Tata Group-owned Air India has started reducing flights and tightening spending as the ongoing conflict in West Asia pushes up operational costs and weakens travel demand, according to a report by The Times of India on Wednesday.
The report said the airline is planning to cut nearly 200 weekly flights between June and August, in addition to around 90 flights already reduced in May. The cuts are expected to affect several international routes, particularly long-haul services, as airlines continue to face disruptions due to restricted airspace and rising fuel prices.
The escalating geopolitical tensions in West Asia have forced airlines across the world to reroute flights to avoid conflict-hit regions. These diversions have increased flying times, fuel consumption and crew costs. For Indian carriers such as Air India, the pressure has been particularly sharp because international operations form a major part of their network expansion strategy.
Rising fuel costs and weaker demand add pressure on operations
According to the TOI report, Air India operates nearly 1,200 flights daily and has been grappling with significantly higher aviation turbine fuel costs alongside a weakening rupee, both of which have inflated operating expenses. The airline reportedly closed FY26 with losses of more than ₹22,000 crore, leading the management to explore broader cost-control measures. These include lower performance-linked bonuses, tighter control on discretionary spending and a closer review of operational efficiency.
The report said demand across some international routes has softened as passengers delay or reconsider travel plans amid rising ticket prices and uncertainty linked to the conflict. Industry executives cited by TOI said the combination of high fuel prices, volatile currency movements and geopolitical risks has created a difficult operating environment for airlines globally.

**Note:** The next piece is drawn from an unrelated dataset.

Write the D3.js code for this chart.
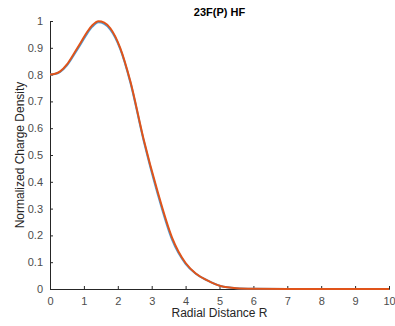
<!DOCTYPE html>
<html>
<head>
<meta charset="utf-8">
<script src="https://cdn.jsdelivr.net/npm/d3@7"></script>
<style>
  body { margin: 0; background: #fff; }
  svg { display: block; font-family: "Liberation Sans", Arial, sans-serif; }
</style>
</head>
<body>
<div id="chart"></div>
<script>
const radius = [0, 0.15, 0.3, 0.5, 0.7, 0.9, 1.1, 1.25, 1.43, 1.6, 1.78, 2.07, 2.37, 2.76, 3.16, 3.6, 4.0, 4.3, 4.64, 5.03, 5.5, 6.0, 7.0, 8.0, 9.0, 10.0];
const densityA = [0.8, 0.803, 0.812, 0.838, 0.877, 0.918, 0.96, 0.984, 0.999, 0.994, 0.973, 0.9, 0.775, 0.56, 0.37, 0.192, 0.097, 0.058, 0.032, 0.011, 0.003, 0.001, 0, 0, 0, 0];
const densityB = [0.8, 0.802, 0.81, 0.834, 0.872, 0.912, 0.954, 0.979, 0.995, 0.989, 0.968, 0.896, 0.771, 0.555, 0.362, 0.184, 0.094, 0.057, 0.032, 0.011, 0.003, 0.001, 0, 0, 0, 0];
const xTicks = [0, 1, 2, 3, 4, 5, 6, 7, 8, 9, 10];
const yTicks = [0, 0.1, 0.2, 0.3, 0.4, 0.5, 0.6, 0.7, 0.8, 0.9, 1];

const width = 395, height = 326;
const margin = { top: 21, right: 6, bottom: 37, left: 50 };
const w = width - margin.left - margin.right;
const h = height - margin.top - margin.bottom;

const svg = d3.select('#chart').append('svg')
  .attr('width', width)
  .attr('height', height);

const g = svg.append('g')
  .attr('transform', `translate(${margin.left},${margin.top})`);

const x = d3.scaleLinear().domain([0, 10]).range([0, w]);
const y = d3.scaleLinear().domain([0, 1]).range([h, 0]);

const axisColor = '#262626';

// axes (ticks point inward like matlab)
const xAxis = g.append('g')
  .attr('transform', `translate(0,${h})`)
  .call(d3.axisBottom(x).tickValues(xTicks).tickSize(-3).tickPadding(8).tickFormat(d3.format('~g')));
const yAxis = g.append('g')
  .call(d3.axisLeft(y).tickValues(yTicks).tickSize(-3).tickPadding(7).tickFormat(d3.format('~g')));

[xAxis, yAxis].forEach(a => {
  a.select('.domain').attr('stroke', axisColor);
  a.selectAll('.tick line').attr('stroke', axisColor);
  a.selectAll('.tick text').attr('fill', '#4d4d4d').style('font-size', '11px');
});

const line = d3.line()
  .x((d, i) => x(radius[i]))
  .y(d => y(d))
  .curve(d3.curveMonotoneX);

g.append('path')
  .datum(densityB)
  .attr('fill', 'none')
  .attr('stroke', '#4d9bd6')
  .attr('stroke-width', 2)
  .attr('d', line);

g.append('path')
  .datum(densityA)
  .attr('fill', 'none')
  .attr('stroke', '#e0541a')
  .attr('stroke-width', 2)
  .attr('d', line);

svg.append('text')
  .attr('x', margin.left + w / 2)
  .attr('y', 16)
  .attr('text-anchor', 'middle')
  .style('font-size', '11px')
  .style('font-weight', 'bold')
  .attr('fill', '#000')
  .text('23F(P) HF');

svg.append('text')
  .attr('x', margin.left + w / 2)
  .attr('y', 317)
  .attr('text-anchor', 'middle')
  .style('font-size', '12px')
  .attr('fill', '#262626')
  .text('Radial Distance R');

svg.append('text')
  .attr('transform', `translate(24,${margin.top + h / 2}) rotate(-90)`)
  .attr('text-anchor', 'middle')
  .style('font-size', '12px')
  .attr('fill', '#262626')
  .text('Normalized Charge Density');
</script>
</body>
</html>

Air India has been in the middle of a large-scale transformation programme since its takeover by the Tata Group in 2022. The airline has placed record aircraft orders, expanded international connectivity and upgraded fleet and cabin services as part of its turnaround strategy. However, the fresh challenges arising from the West Asia crisis are now adding pressure on profitability and operations, the report said.
The airline has not officially detailed the full scale of the proposed cuts so far.